Sean Carter was convicted of aggravated murder, aggravated robbery, and rape, and was sentenced to death in Ohio. His counsel filed a federal habeas corpus petition challenging his conviction and requested a pre-petition competency hearing to determine whether Carter was competent to participate in the federal habeas proceeding. The district court granted both the petition and the request. Two years later, the district court determined that Carter was incompetent and dismissed his petition while also stopping the one-year statute of limitations. When the warden at the facility where Carter is imprisoned challenged the district court's decision, the United States Court of Appeals for the Sixth Circuit determined that even though the district court was justified in finding Carter incompetent, the proper course of action was to stay, rather than dismiss, the habeas proceedings until Carter was competent.
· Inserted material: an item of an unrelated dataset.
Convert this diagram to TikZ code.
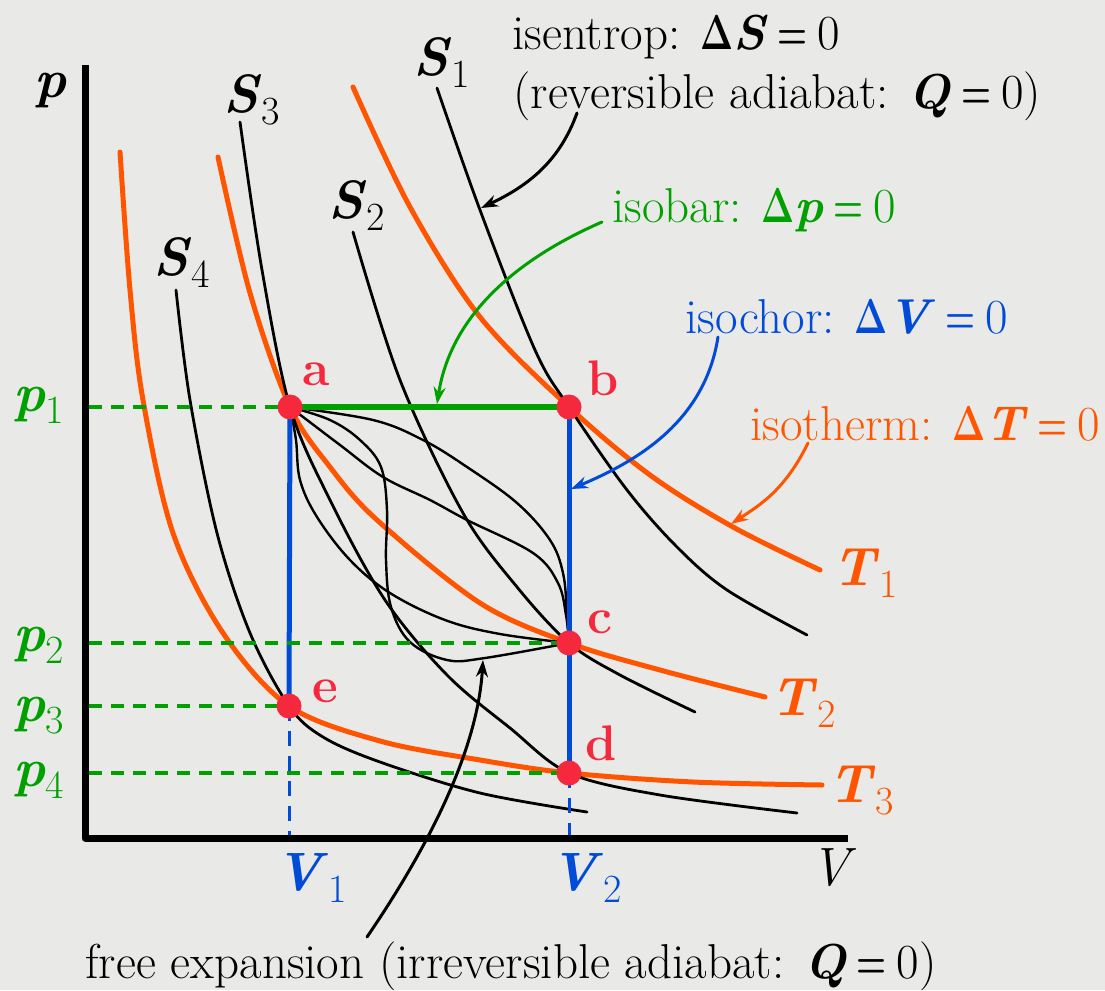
\RequirePackage{fix-cm}
\documentclass[tikz,border=0pt]{standalone}
\usetikzlibrary{arrows.meta}
\definecolor{orng}{RGB}{255,85,0}
\definecolor{grn}{RGB}{0,160,0}
\definecolor{blu}{RGB}{0,75,215}
\definecolor{rd}{RGB}{245,40,62}
\definecolor{bgc}{RGB}{233,233,231}
\newcommand{\vsub}[2]{\textbf{\textit{#1}}\raisebox{-12pt}{\fontsize{40}{40}\selectfont #2}}
\newcommand{\dlt}{\scalebox{0.72}[1]{$\mathbf{\Delta}$}}
\newcommand{\eqz}{\hspace{10pt}\scalebox{0.7}[1]{\textbf{=}}\hspace{10pt}0}
\begin{document}
\begin{tikzpicture}[x=1pt,y=-1pt,line join=round,line cap=round,>={Stealth[length=17pt,width=12pt]},thick]
\tikzset{every node/.style={inner sep=0pt,anchor=base west,font=\fontsize{49}{54}\selectfont},
  isoT/.style={orng,line width=5pt},
  adia/.style={black,line width=2.8pt},
  irr/.style={black,line width=2.4pt},
  pdash/.style={grn,line width=4pt,line cap=butt,dash pattern=on 13pt off 9pt},
  vdash/.style={blu,line width=3pt,line cap=butt,dash pattern=on 15pt off 10pt},
  state/.style={circle,fill=rd,minimum size=25pt,anchor=center},
  statelbl/.style={rd,font=\fontsize{50}{50}\selectfont\bfseries},
  mlbl/.style={font=\fontsize{54}{54}\selectfont},
  note/.style={line width=3pt}}
\fill[bgc] (0,0) rectangle (1105,990);
\useasboundingbox (0,0) rectangle (1105,990);
% axes
\draw[line width=7pt,line cap=butt] (85,65)--(85,838)--(848,838);
\node[mlbl] (plbl) at (34,97) {\textbf{\textit{p}}};
\node[mlbl] (Vlbl) at (810,885) {\textit{V}};
% states
\coordinate (a) at (290,407);
\coordinate (b) at (569,407);
\coordinate (c) at (569,643);
\coordinate (d) at (569,773);
\coordinate (e) at (289,706);
% isotherms
\draw[isoT] plot[smooth,tension=0.55] coordinates {(353,87) (410,207) (480,317) (569,407) (650,475) (733,527) (820,570)};
\draw[isoT] plot[smooth,tension=0.55] coordinates {(218,157) (250,293) (290,407) (330,467) (377,520) (480,603) (569,643) (660,670) (765,697)};
\draw[isoT] plot[smooth,tension=0.55] coordinates {(120,152) (130,290) (143,400) (173,533) (223,633) (289,706) (380,741) (480,760) (569,773) (693,782) (822,785)};
% isentropes
\draw[adia] plot[smooth,tension=0.55] coordinates {(437,88) (480,210) (535,350) (569,407) (627,490) (677,547) (727,590) (807,635)};
\draw[adia] plot[smooth,tension=0.55] coordinates {(353,232) (400,380) (463,513) (517,587) (569,643) (620,675) (695,712)};
\draw[adia] plot[smooth,tension=0.55] coordinates {(240,122) (262,270) (290,407) (330,500) (385,600) (447,675) (510,728) (569,773) (660,795) (797,813)};
\draw[adia] plot[smooth,tension=0.55] coordinates {(176,290) (190,400) (217,533) (250,633) (289,706) (323,737) (380,762) (480,793) (587,812)};
% irreversible paths a -> c
\draw[irr] plot[smooth,tension=0.6] coordinates {(290,407) (373,420) (423,440) (467,467) (517,503) (550,540) (563,573) (567,613) (569,643)};
\draw[irr] plot[smooth,tension=0.6] coordinates {(290,407) (340,445) (383,477) (430,500) (467,520) (533,553) (558,583) (566,615) (569,643)};
\draw[irr] plot[smooth,tension=0.6] coordinates {(290,407) (296,440) (300,480) (317,517) (350,560) (390,593) (445,620) (500,634) (569,643)};
\draw[irr] plot[smooth,tension=0.6] coordinates {(290,407) (330,420) (360,440) (381,467) (387,510) (386,560) (391,607) (410,642) (447,660) (485,658) (569,643)};
% processes
\draw[grn,line width=6pt] (a)--(b);
\draw[blu,line width=5pt] (a)--(e);
\draw[blu,line width=5pt] (b)--(d);
\foreach \s in {a,c,e,d}
  \draw[pdash] (89,0|-\s)--(\s);
\foreach \s in {e,d}
  \draw[vdash] (\s)--(\s|-0,835);
\foreach \s in {a,b,c,d,e}
  \node[state] (\s dot) at (\s) {};
\node[statelbl] (albl) at (302,385) {a};
\node[statelbl] (blbl) at (587,395) {b};
\node[statelbl] (clbl) at (587,633) {c};
\node[statelbl] (dlbl) at (585,760) {d};
\node[statelbl] (elbl) at (312,702) {e};
% axis labels
\foreach \n/\y in {1/411,2/651,3/721,4/786}
  \node[mlbl,grn] (p\n) at (13,\y) {\vsub{p}{\n}};
\node[mlbl,blu] (V1) at (275,890) {\vsub{V}{1}};
\node[mlbl,blu] (V2) at (550,890) {\vsub{V}{2}};
\node[mlbl] (S1) at (413,75) {\vsub{S}{1}};
\node[mlbl] (S2) at (328,218) {\vsub{S}{2}};
\node[mlbl] (S3) at (223,112) {\vsub{S}{3}};
\node[mlbl] (S4) at (153,275) {\vsub{S}{4}};
\node[mlbl,orng] (T1) at (832,585) {\vsub{T}{1}};
\node[mlbl,orng] (T2) at (770,715) {\vsub{T}{2}};
\node[mlbl,orng] (T3) at (828,802) {\vsub{T}{3}};
% notes
\node (isen) at (512,50) {isentrop: \dlt\textbf{\textit{S}}\eqz};
\node (rev) at (513,108) {(reversible adiabat: \textbf{\textit{Q}}\eqz)};
\node[grn] (isob) at (612,222) {isobar: \dlt\textbf{\textit{p}}\eqz};
\node[blu] (isoc) at (685,333) {isochor: \dlt\textbf{\textit{V}}\eqz};
\node[orng] (isot) at (750,440) {isotherm: \dlt\textbf{\textit{T}}\eqz};
\node (free) at (85,978) {free expansion (irreversible adiabat: \textbf{\textit{Q}}\eqz)};
\coordinate (isenA) at (577,113);
\coordinate (isenB) at (481,208);
\coordinate (isobA) at (602,222);
\coordinate (isobB) at (437,404);
\coordinate (isocA) at (718,337);
\coordinate (isocB) at (571,489);
\coordinate (isotA) at (808,443);
\coordinate (isotB) at (731,524);
\coordinate (freeA) at (367,937);
\coordinate (freeB) at (483,660);
\draw[note,->] (isenA) .. controls (560,160) and (530,185) .. (isenB);
\draw[note,grn,->] (isobA) .. controls (510,262) and (450,320) .. (isobB);
\draw[note,blu,->] (isocA) .. controls (705,420) and (640,460) .. (isocB);
\draw[note,orng,->] (isotA) .. controls (785,490) and (760,505) .. (isotB);
\draw[note,->] (freeA) .. controls (440,830) and (478,740) .. (freeB);
\end{tikzpicture}
\end{document}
Another warden now argues that a district court does not have the authority to stay federal habeas proceedings, nor does Carter have a right to competence in his own habeas proceedings. How the Supreme Court decides this case will determine the balance between recognizing the finality of state-court criminal judgments and allowing federal courts to use their discretion to implement stays in federal habeas proceedings where a capital prisoner’s competence to assist counsel is questionable.

Questions as Framed for the Court by the Parties: 

1. Do capital prisoners possess a "right to competence" in federal habeas proceedings under Rees v. Peyton, 384 U.S. 312 (1966)?
2. Can a federal district court order an indefinite stay of federal habeas proceeding under Rees?